In recent months, there is a warm build-up in the bilateral relationship in the wake of US President Joe Biden’s announcement of US troop withdrawal from Afghanistan.
There are apprehensions that US withdrawal might plunge the region into another frenzy of a prolonged infighting like before.
The British military and the Foreign and Commonwealth Office (FCO) are aware that if they don’t stay involved in the post-US exit situation, they might become increasingly irrelevant to the South Asian region in the coming years.
It must be taken into account that the Brexit has turned Britain into an inward-looking country.

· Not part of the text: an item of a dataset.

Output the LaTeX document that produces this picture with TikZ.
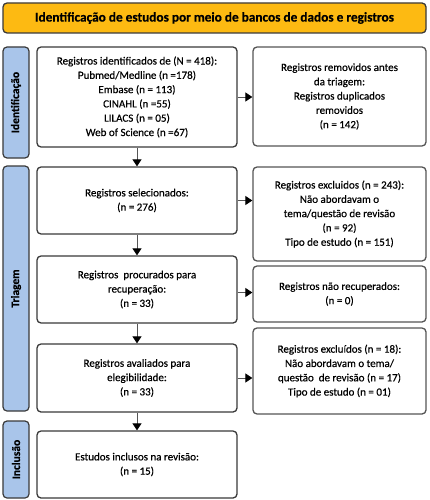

The UK has cut down hundreds of millions of pounds from its foreign aid programme recently which is considered to weaken its soft power in Pakistan and the Commonwealth.
On the other hand, Prime Minister Imran does not seem too keen to merely have a photo session outside the 10 Downing Street.
The diplomatic circles are abuzz with the possibilities of both the countries entering into another comprehensive strategic dialogue that could open many doors of bilateral cooperation and collaboration.
In 2011, prime ministers David Cameron and Yousuf Raza Gilani had initiated a strategic dialogue that witnessed increasing cooperation between the two countries in many areas.
Some quick wins for Pakistan included was the grant of the Generalised Scheme of Preference-Plus (GSP+) status by the European Parliament with the backing of Britain.
However, in the last five years, things started getting stale with the UK giving cold shoulder to Pakistan on the Financial Action Task Force (FATF) issue.
The sources indicated that although the July meeting looked promising, one thorny issue might cause a delay to the meeting, which is the presence of the former Pakistani prime minister Nawaz Sharif in London.
Prime Minister Imran Khan has said many a time that he would bring Sharif back to Pakistan to face his prison sentence. However, given the almost three decades long stay of Altaf Hussain in asylum and the independence of the British judiciary, it seems like a Herculean task.